• [Your objective] Go through the listing and set it down exactly, leaving out its pictures.

• [Information provided]
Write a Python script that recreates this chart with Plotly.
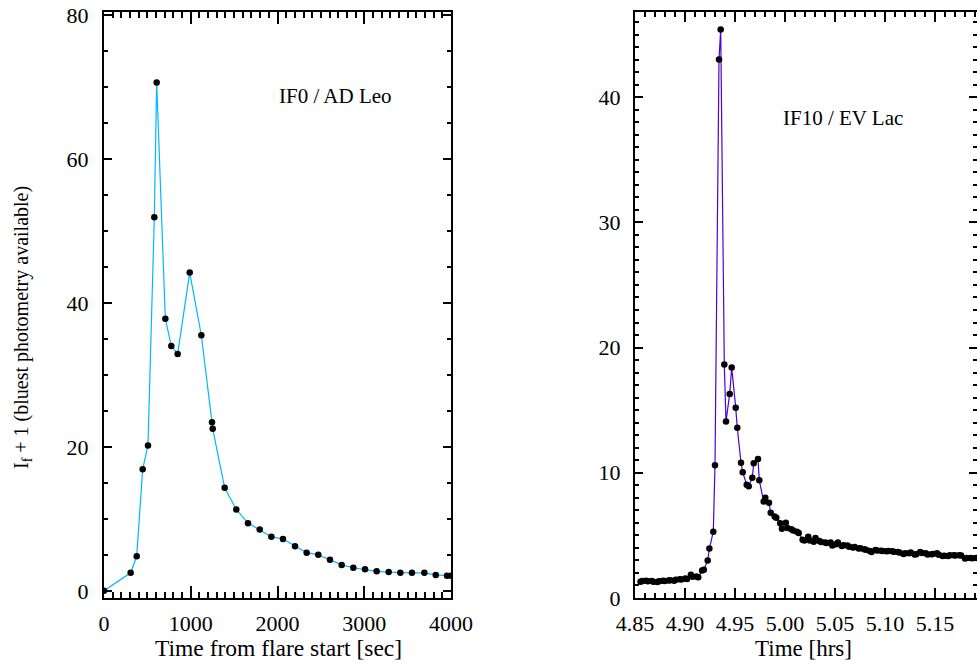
import plotly.graph_objects as go

# ---------------- data: left panel (IF0 / AD Leo) ----------------
adleo_t = [0, 307, 377, 446, 507, 580, 607, 707, 776, 849, 988, 1122, 1245, 1253,
           1391, 1525, 1660, 1795, 1929, 2063, 2202, 2336, 2470, 2605, 2740, 2874,
           3009, 3143, 3282, 3416, 3550, 3693, 3824, 3954, 4000]
adleo_i = [0.0, 2.5, 4.8, 16.9, 20.2, 51.9, 70.6, 37.8, 34.0, 32.9, 44.2, 35.5, 23.4, 22.5,
           14.3, 11.3, 9.4, 8.5, 7.5, 7.2, 6.2, 5.3, 5.0, 4.3, 3.6, 3.2,
           3.0, 2.7, 2.6, 2.5, 2.5, 2.5, 2.2, 2.1, 2.1]

# ---------------- data: right panel (IF10 / EV Lac) ----------------
evlac_t = [4.8555, 4.8572, 4.8611, 4.8628, 4.8667, 4.8684, 4.8723, 4.8740, 4.8779, 4.8796,
           4.8835, 4.8852, 4.8891, 4.8908, 4.8947, 4.8964, 4.9003, 4.9020, 4.9059, 4.9076,
           4.9115, 4.9132, 4.9171, 4.9188, 4.9227, 4.9244, 4.9283, 4.9300, 4.9340, 4.9357,
           4.9393, 4.9410, 4.9447, 4.9467, 4.9507, 4.9523, 4.9560, 4.9577, 4.9617, 4.9637,
           4.9673, 4.9687, 4.9730, 4.9743, 4.9787, 4.9803, 4.9840, 4.9857, 4.9896, 4.9913,
           4.9952, 4.9969, 5.0008, 5.0025, 5.0064, 5.0081, 5.0120, 5.0137, 5.0176, 5.0193,
           5.0232, 5.0249, 5.0288, 5.0305, 5.0344, 5.0361, 5.0400, 5.0417, 5.0456, 5.0473,
           5.0512, 5.0529, 5.0568, 5.0585, 5.0624, 5.0641, 5.0680, 5.0697, 5.0736, 5.0753,
           5.0792, 5.0809, 5.0848, 5.0865, 5.0904, 5.0921, 5.0960, 5.0977, 5.1016, 5.1033,
           5.1072, 5.1089, 5.1128, 5.1145, 5.1184, 5.1201, 5.1240, 5.1257, 5.1296, 5.1313,
           5.1352, 5.1369, 5.1408, 5.1425, 5.1464, 5.1481, 5.1520, 5.1537, 5.1576, 5.1593,
           5.1632, 5.1649, 5.1688, 5.1705, 5.1744, 5.1761, 5.1800, 5.1817, 5.1856, 5.1873,
           5.1912]
evlac_i = [1.30, 1.35, 1.38, 1.33, 1.35, 1.30, 1.28, 1.33, 1.38, 1.35,
           1.40, 1.42, 1.38, 1.45, 1.50, 1.48, 1.55, 1.52, 1.85, 1.70,
           1.72, 1.65, 2.20, 2.25, 3.00, 3.95, 5.30, 10.6, 43.0, 45.4,
           18.65, 14.1, 16.3, 18.4, 15.2, 13.6, 10.8, 10.05, 9.05, 8.93,
           9.6, 10.76, 11.1, 9.4, 7.7, 8.0, 7.6, 6.8, 6.5, 6.4,
           5.96, 5.54, 6.0, 5.6, 5.5, 5.4, 5.3, 5.2, 4.65, 4.6,
           4.9, 4.6, 4.5, 4.8, 4.55, 4.47, 4.43, 4.40, 4.43, 4.2,
           4.3, 4.43, 4.16, 4.22, 4.2, 4.1, 4.03, 4.08, 3.95, 3.98,
           3.9, 3.85, 3.76, 3.68, 3.84, 3.79, 3.77, 3.76, 3.73, 3.75,
           3.73, 3.70, 3.68, 3.63, 3.52, 3.57, 3.57, 3.63, 3.47, 3.50,
           3.68, 3.60, 3.57, 3.47, 3.50, 3.52, 3.57, 3.45, 3.36, 3.38,
           3.36, 3.42, 3.42, 3.40, 3.42, 3.40, 3.15, 3.20, 3.20, 3.18,
           3.20]

left_xticks = [0, 1000, 2000, 3000, 4000]
left_yticks = [0, 20, 40, 60, 80]
right_xticks = [4.85, 4.90, 4.95, 5.00, 5.05, 5.10, 5.15]
right_yticks = [0, 10, 20, 30, 40]

FONT = "Liberation Serif"
W, H = 977, 668

fig = go.Figure()
fig.add_trace(go.Scatter(x=adleo_t, y=adleo_i, mode="lines+markers",
                         line=dict(color="#00b8ff", width=1.2),
                         marker=dict(color="black", size=6.5),
                         xaxis="x", yaxis="y", showlegend=False))
fig.add_trace(go.Scatter(x=evlac_t, y=evlac_i, mode="lines+markers",
                         line=dict(color="#5000d2", width=1.2),
                         marker=dict(color="black", size=6.5),
                         xaxis="x2", yaxis="y2", showlegend=False))

def ax(**kw):
    base = dict(showline=True, linecolor="black", linewidth=2, mirror="allticks",
                ticks="inside", tickcolor="black", tickwidth=1.5,
                showgrid=False, zeroline=False, automargin=False,
                tickfont=dict(family=FONT, size=22, color="black"))
    base.update(kw)
    return base

ydom = [1 - 598 / H, 1 - 12 / H]
fig.update_layout(
    width=W, height=H, autosize=False,
    margin=dict(l=0, r=0, t=0, b=0, pad=0, autoexpand=False),
    paper_bgcolor="white", plot_bgcolor="white", showlegend=False,
    xaxis=ax(domain=[104 / W, 451 / W], range=[0, 4000], tickvals=left_xticks,
             ticklen=12, ticklabelstandoff=5,
             minor=dict(dtick=100, tick0=0, ticklen=6, ticks="inside", tickcolor="black", tickwidth=1.5),
             anchor="y"),
    yaxis=ax(domain=ydom, range=[-1, 80.4], tickvals=left_yticks,
             ticklen=8, ticklabelstandoff=9,
             minor=dict(dtick=5, tick0=0, ticklen=4, ticks="inside", tickcolor="black", tickwidth=1.5),
             anchor="x"),
    xaxis2=ax(domain=[635 / W, 1.0], range=[4.85, 5.192], tickvals=right_xticks,
              tickformat=".2f", ticklen=10, ticklabelstandoff=5,
              minor=dict(dtick=0.01, tick0=4.85, ticklen=5, ticks="inside", tickcolor="black", tickwidth=1.5),
              anchor="y2"),
    yaxis2=ax(domain=ydom, range=[0, 46.8], tickvals=right_yticks,
              ticklen=8, ticklabelstandoff=8,
              minor=dict(dtick=1, tick0=0, ticklen=4, ticks="inside", tickcolor="black", tickwidth=1.5),
              anchor="x2"),
    annotations=[
        dict(text="IF0 / AD Leo", x=2663, y=68.75, xref="x", yref="y", showarrow=False,
             xanchor="center", yanchor="middle",
             font=dict(family=FONT, size=21, color="black")),
        dict(text="IF10 / EV Lac", x=5.058, y=38.3, xref="x2", yref="y2", showarrow=False,
             xanchor="center", yanchor="middle",
             font=dict(family=FONT, size=21, color="black")),
        dict(text="Time from flare start [sec]", x=278 / W, y=1 - 648 / H, xref="paper", yref="paper",
             xanchor="center", yanchor="middle",
             showarrow=False, font=dict(family=FONT, size=23.5, color="black")),
        dict(text="Time [hrs]", x=803 / W, y=1 - 648 / H, xref="paper", yref="paper",
             xanchor="center", yanchor="middle",
             showarrow=False, font=dict(family=FONT, size=23, color="black")),
        dict(text="I<sub>f</sub> + 1 (bluest photometry available)", x=22 / W, y=1 - 328 / H,
             xref="paper", yref="paper", textangle=-90, showarrow=False,
             xanchor="center", yanchor="middle",
             font=dict(family=FONT, size=20, color="black")),
    ],
)

fig.write_html("out.html")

• [Solution below]
Write a Python script that recreates this chart with Plotly.
import plotly.graph_objects as go

# ---------------- data: left panel (IF0 / AD Leo) ----------------
adleo_t = [0, 307, 377, 446, 507, 580, 607, 707, 776, 849, 988, 1122, 1245, 1253,
           1391, 1525, 1660, 1795, 1929, 2063, 2202, 2336, 2470, 2605, 2740, 2874,
           3009, 3143, 3282, 3416, 3550, 3693, 3824, 3954, 4000]
adleo_i = [0.0, 2.5, 4.8, 16.9, 20.2, 51.9, 70.6, 37.8, 34.0, 32.9, 44.2, 35.5, 23.4, 22.5,
           14.3, 11.3, 9.4, 8.5, 7.5, 7.2, 6.2, 5.3, 5.0, 4.3, 3.6, 3.2,
           3.0, 2.7, 2.6, 2.5, 2.5, 2.5, 2.2, 2.1, 2.1]

# ---------------- data: right panel (IF10 / EV Lac) ----------------
evlac_t = [4.8555, 4.8572, 4.8611, 4.8628, 4.8667, 4.8684, 4.8723, 4.8740, 4.8779, 4.8796,
           4.8835, 4.8852, 4.8891, 4.8908, 4.8947, 4.8964, 4.9003, 4.9020, 4.9059, 4.9076,
           4.9115, 4.9132, 4.9171, 4.9188, 4.9227, 4.9244, 4.9283, 4.9300, 4.9340, 4.9357,
           4.9393, 4.9410, 4.9447, 4.9467, 4.9507, 4.9523, 4.9560, 4.9577, 4.9617, 4.9637,
           4.9673, 4.9687, 4.9730, 4.9743, 4.9787, 4.9803, 4.9840, 4.9857, 4.9896, 4.9913,
           4.9952, 4.9969, 5.0008, 5.0025, 5.0064, 5.0081, 5.0120, 5.0137, 5.0176, 5.0193,
           5.0232, 5.0249, 5.0288, 5.0305, 5.0344, 5.0361, 5.0400, 5.0417, 5.0456, 5.0473,
           5.0512, 5.0529, 5.0568, 5.0585, 5.0624, 5.0641, 5.0680, 5.0697, 5.0736, 5.0753,
           5.0792, 5.0809, 5.0848, 5.0865, 5.0904, 5.0921, 5.0960, 5.0977, 5.1016, 5.1033,
           5.1072, 5.1089, 5.1128, 5.1145, 5.1184, 5.1201, 5.1240, 5.1257, 5.1296, 5.1313,
           5.1352, 5.1369, 5.1408, 5.1425, 5.1464, 5.1481, 5.1520, 5.1537, 5.1576, 5.1593,
           5.1632, 5.1649, 5.1688, 5.1705, 5.1744, 5.1761, 5.1800, 5.1817, 5.1856, 5.1873,
           5.1912]
evlac_i = [1.30, 1.35, 1.38, 1.33, 1.35, 1.30, 1.28, 1.33, 1.38, 1.35,
           1.40, 1.42, 1.38, 1.45, 1.50, 1.48, 1.55, 1.52, 1.85, 1.70,
           1.72, 1.65, 2.20, 2.25, 3.00, 3.95, 5.30, 10.6, 43.0, 45.4,
           18.65, 14.1, 16.3, 18.4, 15.2, 13.6, 10.8, 10.05, 9.05, 8.93,
           9.6, 10.76, 11.1, 9.4, 7.7, 8.0, 7.6, 6.8, 6.5, 6.4,
           5.96, 5.54, 6.0, 5.6, 5.5, 5.4, 5.3, 5.2, 4.65, 4.6,
           4.9, 4.6, 4.5, 4.8, 4.55, 4.47, 4.43, 4.40, 4.43, 4.2,
           4.3, 4.43, 4.16, 4.22, 4.2, 4.1, 4.03, 4.08, 3.95, 3.98,
           3.9, 3.85, 3.76, 3.68, 3.84, 3.79, 3.77, 3.76, 3.73, 3.75,
           3.73, 3.70, 3.68, 3.63, 3.52, 3.57, 3.57, 3.63, 3.47, 3.50,
           3.68, 3.60, 3.57, 3.47, 3.50, 3.52, 3.57, 3.45, 3.36, 3.38,
           3.36, 3.42, 3.42, 3.40, 3.42, 3.40, 3.15, 3.20, 3.20, 3.18,
           3.20]

left_xticks = [0, 1000, 2000, 3000, 4000]
left_yticks = [0, 20, 40, 60, 80]
right_xticks = [4.85, 4.90, 4.95, 5.00, 5.05, 5.10, 5.15]
right_yticks = [0, 10, 20, 30, 40]

FONT = "Liberation Serif"
W, H = 977, 668

fig = go.Figure()
fig.add_trace(go.Scatter(x=adleo_t, y=adleo_i, mode="lines+markers",
                         line=dict(color="#00b8ff", width=1.2),
                         marker=dict(color="black", size=6.5),
                         xaxis="x", yaxis="y", showlegend=False))
fig.add_trace(go.Scatter(x=evlac_t, y=evlac_i, mode="lines+markers",
                         line=dict(color="#5000d2", width=1.2),
                         marker=dict(color="black", size=6.5),
                         xaxis="x2", yaxis="y2", showlegend=False))

def ax(**kw):
    base = dict(showline=True, linecolor="black", linewidth=2, mirror="allticks",
                ticks="inside", tickcolor="black", tickwidth=1.5,
                showgrid=False, zeroline=False, automargin=False,
                tickfont=dict(family=FONT, size=22, color="black"))
    base.update(kw)
    return base

ydom = [1 - 598 / H, 1 - 12 / H]
fig.update_layout(
    width=W, height=H, autosize=False,
    margin=dict(l=0, r=0, t=0, b=0, pad=0, autoexpand=False),
    paper_bgcolor="white", plot_bgcolor="white", showlegend=False,
    xaxis=ax(domain=[104 / W, 451 / W], range=[0, 4000], tickvals=left_xticks,
             ticklen=12, ticklabelstandoff=5,
             minor=dict(dtick=100, tick0=0, ticklen=6, ticks="inside", tickcolor="black", tickwidth=1.5),
             anchor="y"),
    yaxis=ax(domain=ydom, range=[-1, 80.4], tickvals=left_yticks,
             ticklen=8, ticklabelstandoff=9,
             minor=dict(dtick=5, tick0=0, ticklen=4, ticks="inside", tickcolor="black", tickwidth=1.5),
             anchor="x"),
    xaxis2=ax(domain=[635 / W, 1.0], range=[4.85, 5.192], tickvals=right_xticks,
              tickformat=".2f", ticklen=10, ticklabelstandoff=5,
              minor=dict(dtick=0.01, tick0=4.85, ticklen=5, ticks="inside", tickcolor="black", tickwidth=1.5),
              anchor="y2"),
    yaxis2=ax(domain=ydom, range=[0, 46.8], tickvals=right_yticks,
              ticklen=8, ticklabelstandoff=8,
              minor=dict(dtick=1, tick0=0, ticklen=4, ticks="inside", tickcolor="black", tickwidth=1.5),
              anchor="x2"),
    annotations=[
        dict(text="IF0 / AD Leo", x=2663, y=68.75, xref="x", yref="y", showarrow=False,
             xanchor="center", yanchor="middle",
             font=dict(family=FONT, size=21, color="black")),
        dict(text="IF10 / EV Lac", x=5.058, y=38.3, xref="x2", yref="y2", showarrow=False,
             xanchor="center", yanchor="middle",
             font=dict(family=FONT, size=21, color="black")),
        dict(text="Time from flare start [sec]", x=278 / W, y=1 - 648 / H, xref="paper", yref="paper",
             xanchor="center", yanchor="middle",
             showarrow=False, font=dict(family=FONT, size=23.5, color="black")),
        dict(text="Time [hrs]", x=803 / W, y=1 - 648 / H, xref="paper", yref="paper",
             xanchor="center", yanchor="middle",
             showarrow=False, font=dict(family=FONT, size=23, color="black")),
        dict(text="I<sub>f</sub> + 1 (bluest photometry available)", x=22 / W, y=1 - 328 / H,
             xref="paper", yref="paper", textangle=-90, showarrow=False,
             xanchor="center", yanchor="middle",
             font=dict(family=FONT, size=20, color="black")),
    ],
)

fig.write_html("out.html")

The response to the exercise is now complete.